Use of 2D In 2 Se 3 single crystal as a diaphragm material for fabry-perot fiber optic acoustic sensors
(Amer Scientific Publishers, 2019-04-01) Hayber, Sekip-Esat; Tabaru, Timucin-Emre; Aydemir, Umut; Saraçoğlu, Ömer-Galip; AYDEMİR, UMUT; Bursa Uludağ Üniversitesi; 0000-0001-5396-4610; IXW-8105-2023; V-2845-2018
The diaphragm-based sensor tip, which has a critical design in Fabry-Perot fiber optic acoustic sensor production, directly affects device performance. Fabry-Perot fiber optic acoustic sensors tip designs and investigations on different geometric dimensions and different diaphragm materials continue in the literature. In this study, it is predicted that graphene-like two-dimensional In2Se3 single crystal can be used for the diaphragm material which we report for the first time in the literature. Analytical calculations and numerical simulations have been carried out in order to use two-dimensional In2Se3 single crystals as diaphragm material for Fabry-Perot fiber optic acoustic sensors tip production. The calculation results of the Fabry-Perot fiber optic acoustic sensors tip we designed using In2Se3 single crystal are compared with conventional sensor tip made from Si, SiO2 and graphene as a diaphragm in the literature.
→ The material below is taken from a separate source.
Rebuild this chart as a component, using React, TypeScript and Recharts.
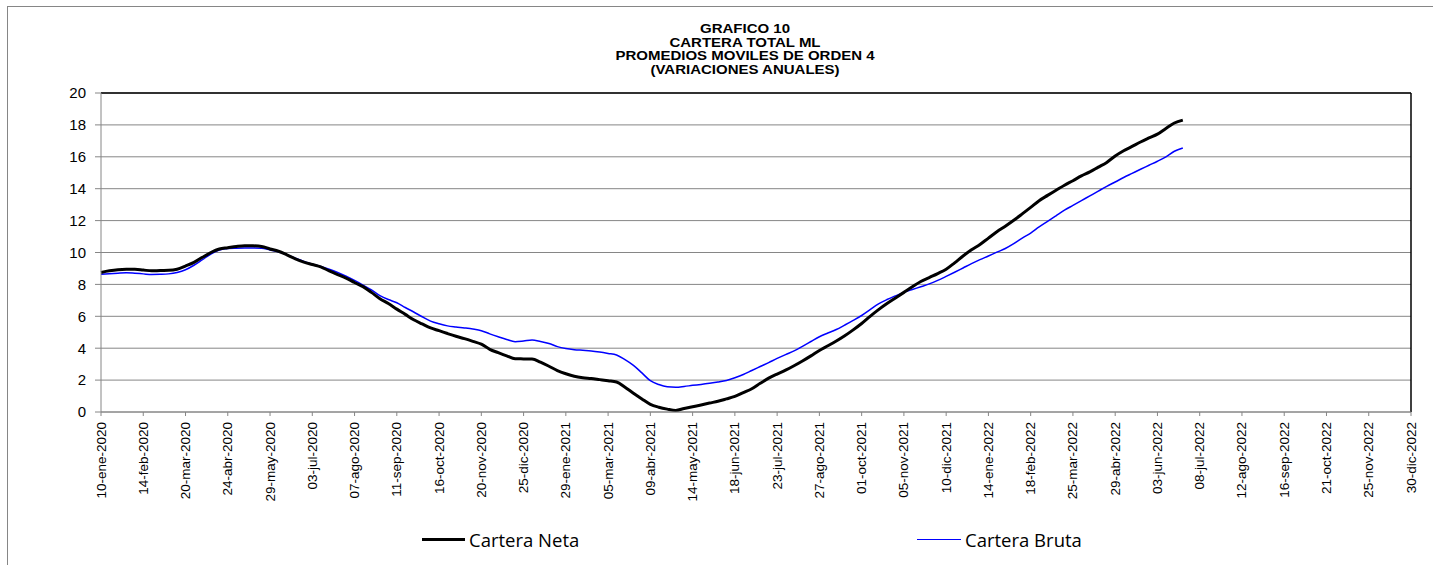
import React from "react";
import { CartesianGrid, Line, LineChart, ReferenceLine, XAxis, YAxis } from "recharts";

// weekly observations, starting 10-ene-2020
const neta = [
  8.75, 8.85, 8.92, 8.95, 8.95, 8.9, 8.85, 8.87, 8.88, 8.95,
  9.15, 9.38, 9.7, 10.0, 10.22, 10.3, 10.38, 10.43, 10.42, 10.38,
  10.22, 10.08, 9.85, 9.6, 9.4, 9.25, 9.1, 8.85, 8.62, 8.4,
  8.12, 7.86, 7.5, 7.1, 6.8, 6.45, 6.12, 5.78, 5.52, 5.27,
  5.1, 4.92, 4.75, 4.6, 4.43, 4.25, 3.93, 3.72, 3.52, 3.34,
  3.33, 3.32, 3.12, 2.87, 2.6, 2.4, 2.24, 2.15, 2.1, 2.03,
  1.96, 1.88, 1.55, 1.18, 0.82, 0.48, 0.3, 0.18, 0.1, 0.22,
  0.33, 0.44, 0.56, 0.67, 0.82, 0.98, 1.22, 1.46, 1.8, 2.12,
  2.38, 2.62, 2.9, 3.2, 3.52, 3.86, 4.15, 4.45, 4.78, 5.15,
  5.55, 6.0, 6.42, 6.8, 7.15, 7.5, 7.85, 8.18, 8.43, 8.68,
  8.95, 9.35, 9.78, 10.17, 10.5, 10.9, 11.3, 11.65, 12.02, 12.42,
  12.83, 13.25, 13.58, 13.9, 14.22, 14.5, 14.8, 15.05, 15.35, 15.65,
  16.05, 16.38, 16.65, 16.93, 17.18, 17.42, 17.78, 18.12, 18.3,
];

const bruta = [
  8.63, 8.66, 8.7, 8.73, 8.7, 8.66, 8.62, 8.63, 8.66, 8.75,
  8.92, 9.2, 9.55, 9.9, 10.15, 10.25, 10.27, 10.28, 10.28, 10.26,
  10.16, 10.05, 9.85, 9.64, 9.44, 9.27, 9.12, 8.95, 8.75, 8.52,
  8.25, 7.96, 7.65, 7.3, 7.05, 6.85, 6.55, 6.27, 5.97, 5.7,
  5.53, 5.4, 5.33, 5.27, 5.2, 5.1, 4.9, 4.72, 4.55, 4.41,
  4.45, 4.51, 4.42, 4.3, 4.1, 3.98, 3.91, 3.87, 3.83, 3.76,
  3.67, 3.57, 3.28, 2.92, 2.45, 1.96, 1.72, 1.58, 1.55, 1.6,
  1.67, 1.73, 1.8, 1.88, 1.98, 2.15, 2.35, 2.6, 2.85, 3.1,
  3.36, 3.6, 3.83, 4.12, 4.42, 4.72, 4.95, 5.17, 5.45, 5.74,
  6.05, 6.42, 6.78, 7.05, 7.28, 7.5, 7.68, 7.85, 8.03, 8.25,
  8.5, 8.76, 9.03, 9.3, 9.55, 9.78, 10.02, 10.25, 10.55, 10.9,
  11.22, 11.6, 11.95, 12.3, 12.65, 12.95, 13.25, 13.55, 13.85, 14.15,
  14.42, 14.7, 14.96, 15.22, 15.47, 15.72, 16.0, 16.35, 16.55,
];

// one label every 5 weeks
const tickLabels = [
  "10-ene-2020", "14-feb-2020", "20-mar-2020", "24-abr-2020", "29-may-2020", "03-jul-2020",
  "07-ago-2020", "11-sep-2020", "16-oct-2020", "20-nov-2020", "25-dic-2020", "29-ene-2021",
  "05-mar-2021", "09-abr-2021", "14-may-2021", "18-jun-2021", "23-jul-2021", "27-ago-2021",
  "01-oct-2021", "05-nov-2021", "10-dic-2021", "14-ene-2022", "18-feb-2022", "25-mar-2022",
  "29-abr-2022", "03-jun-2022", "08-jul-2022", "12-ago-2022", "16-sep-2022", "21-oct-2022",
  "25-nov-2022", "30-dic-2022",
];

const yTicks = [0, 2, 4, 6, 8, 10, 12, 14, 16, 18, 20];
const titleLines = ["GRAFICO 10", "CARTERA TOTAL ML", "PROMEDIOS MOVILES DE ORDEN 4", "(VARIACIONES ANUALES)"];

const WEEKS_PER_TICK = 5;
const lastWeek = (tickLabels.length - 1) * WEEKS_PER_TICK;
const xTicks = tickLabels.map((_, k) => k * WEEKS_PER_TICK);

const data = neta.map((v, i) => ({ week: i, neta: v, bruta: bruta[i] }));

const AXIS_GRAY = "#868686";
const FONT = "'Liberation Sans', Arial, sans-serif";

const XTick = (props: any) => {
  const { x, y, payload } = props;
  const y0 = y + 4;
  return (
    <text
      x={x}
      y={y0}
      transform={`rotate(-90 ${x} ${y0})`}
      textAnchor="end"
      dominantBaseline="central"
      fontSize={13.5}
      fontFamily={FONT}
      fill="#000"
    >
      {tickLabels[Math.round(payload.value / WEEKS_PER_TICK)]}
    </text>
  );
};

export default function App() {
  return (
    <div style={{ position: "absolute", left: 0, top: 0, width: 1433, height: 565, background: "#fff", overflow: "hidden" }}>
      <div style={{ position: "absolute", left: 7, top: 6, width: 1440, height: 580, border: `1px solid ${AXIS_GRAY}` }} />
      <div
        style={{
          position: "absolute",
          left: 545,
          top: 23,
          width: 400,
          textAlign: "center",
          fontFamily: FONT,
          fontWeight: "bold",
          fontSize: 12.5,
          lineHeight: "13.6px",
          transform: "scaleX(1.2)",
        }}
      >
        {titleLines.map((t) => (
          <div key={t}>{t}</div>
        ))}
      </div>

      <div style={{ position: "absolute", left: 0, top: 0 }}>
        <LineChart width={1433} height={565} data={data} margin={{ top: 93, right: 22, left: 41, bottom: 73 }}>
          <CartesianGrid vertical={false} stroke={AXIS_GRAY} strokeWidth={1} />
          <XAxis
            dataKey="week"
            type="number"
            domain={[0, lastWeek]}
            ticks={xTicks}
            interval={0}
            height={80}
            tickSize={4}
            stroke={AXIS_GRAY}
            tick={<XTick />}
          />
          <YAxis
            domain={[0, 20]}
            ticks={yTicks}
            width={60}
            tickSize={6}
            tickMargin={9}
            stroke={AXIS_GRAY}
            tick={{ fontSize: 15, fill: "#000", fontFamily: FONT }}
          />
          <ReferenceLine y={20} stroke="#000" strokeWidth={1.5} />
          <ReferenceLine x={lastWeek} stroke="#000" strokeWidth={1.5} />
          <Line
            type="monotone"
            dataKey="bruta"
            stroke="#0000ff"
            strokeWidth={1.5}
            dot={false}
            isAnimationActive={false}
          />
          <Line
            type="monotone"
            dataKey="neta"
            stroke="#000"
            strokeWidth={3}
            dot={false}
            isAnimationActive={false}
          />
        </LineChart>
      </div>

      <div style={{ position: "absolute", left: 422, top: 527, display: "flex", alignItems: "center", fontFamily: "'Open Sans', sans-serif", fontSize: 18.5 }}>
        <div style={{ width: 43, height: 3, background: "#000", marginRight: 4 }} />
        <span>Cartera Neta</span>
      </div>
      <div style={{ position: "absolute", left: 917, top: 527, display: "flex", alignItems: "center", fontFamily: "'Open Sans', sans-serif", fontSize: 18.5 }}>
        <div style={{ width: 44, height: 1.5, background: "#0000ff", marginRight: 4 }} />
        <span>Cartera Bruta</span>
      </div>
    </div>
  );
}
Since In2Se3 crystal has a high refraction index, sensor visibility allows for long Fabry-Perot cavities, which creates alternative solutions where very short Fabry-Perot cavities are not possible. Another advantage of this feature is that the inner surface of the diaphragm does not need to be coated with reflective materials like gold, silver etc. Using the high density of In2Se3 crystals for diaphragm materials results in reducing the percentage of frequency in transitions from less dense to more dense environments. According to the simulation results, it is seen that it has high sensitivity of 64.12 nm/kPa and this is the result of having a low Young's modulus than other diaphragm materials like Si, SiO2, graphene of the same geometry reported in the literature. The calculation results were also obtained for other materials as 26.54 nm/kPa, 62.58 nm/kPa, and 4.57 nm/kPa for Si, SiO2 and graphene, respectively. The innovative diaphragm design proposed in this work for Fabry-Perot fiber optic acoustic sensors tip production has been advised alternative solutions when sensor sensitivity and visibility must be considered.